To validate anticipated treatment response, experimental drug profiling was performed using 41 small molecules, including drugs that were FDA approved, in clinical development or experimental. Several drugs such as paclitaxel, vincristine (chemotherapies) or AZD1775 (targeted therapy against WEE1 cell cycle regulator in clinical trial and developed by Dr. Mendez) presented increased efficiency on tumor cells relative to non-tumorigenic cell line. In agreement with the siRNA data, the drugs presenting the highest efficiencies targeted genes involved in functions such as G2/M regulation, mitotic spindle and proteasome function.

Dr. Xu explained that “Establishing patient derived primary cell culture will allow us to perform functional assays in a few weeks”. Such experiments represent a considerable asset to increase positive outcomes not only in HNSCC patients but also for many types of cancer for which live biopsies are a possibility.

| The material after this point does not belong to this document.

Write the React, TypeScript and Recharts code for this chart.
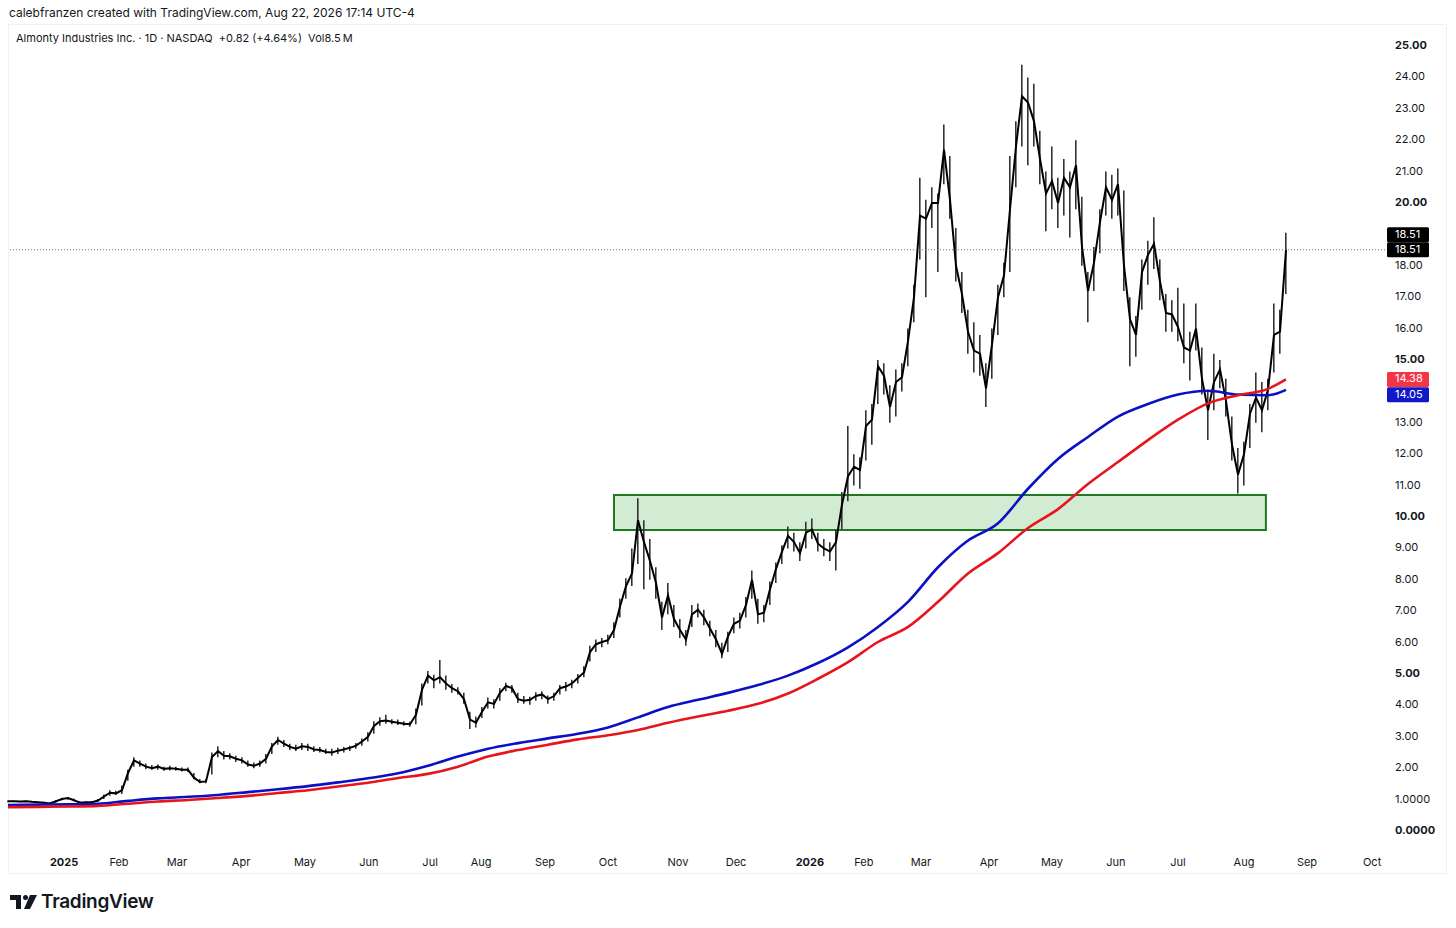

According to Dr. Kemp, “in the near future, live tumor sample biopsies will be routine for use in a variety of functional assay”. To help make this possible, he and other researchers have created the Society for Functional Precision Medicine, whose goal is to increase awareness of the utility of performing functional testing in a clinical setting.

 

Funding for this study was provided by the National Institutes of Health, the American Cancer Society the Howard Hughes Medical Institute Early Physician-Scientist Career Development Award.

 

Xu C, Nikolova O, Basom R, Mitchell RM, Shaw R, Moser R, Park H, Gurley KE, Kao M, Green CL, Schaub FX, Diaz RL, Swan HA, Jang IS, Guinney J, Gadi VK, Margolin AA, Grandori C, Kemp CJ, Mendez E. 2018. Functional precision medicine identifies novel druggable targets and therapeutic options in head and neck cancer. Clinical Cancer Research. [Epub ahead of print].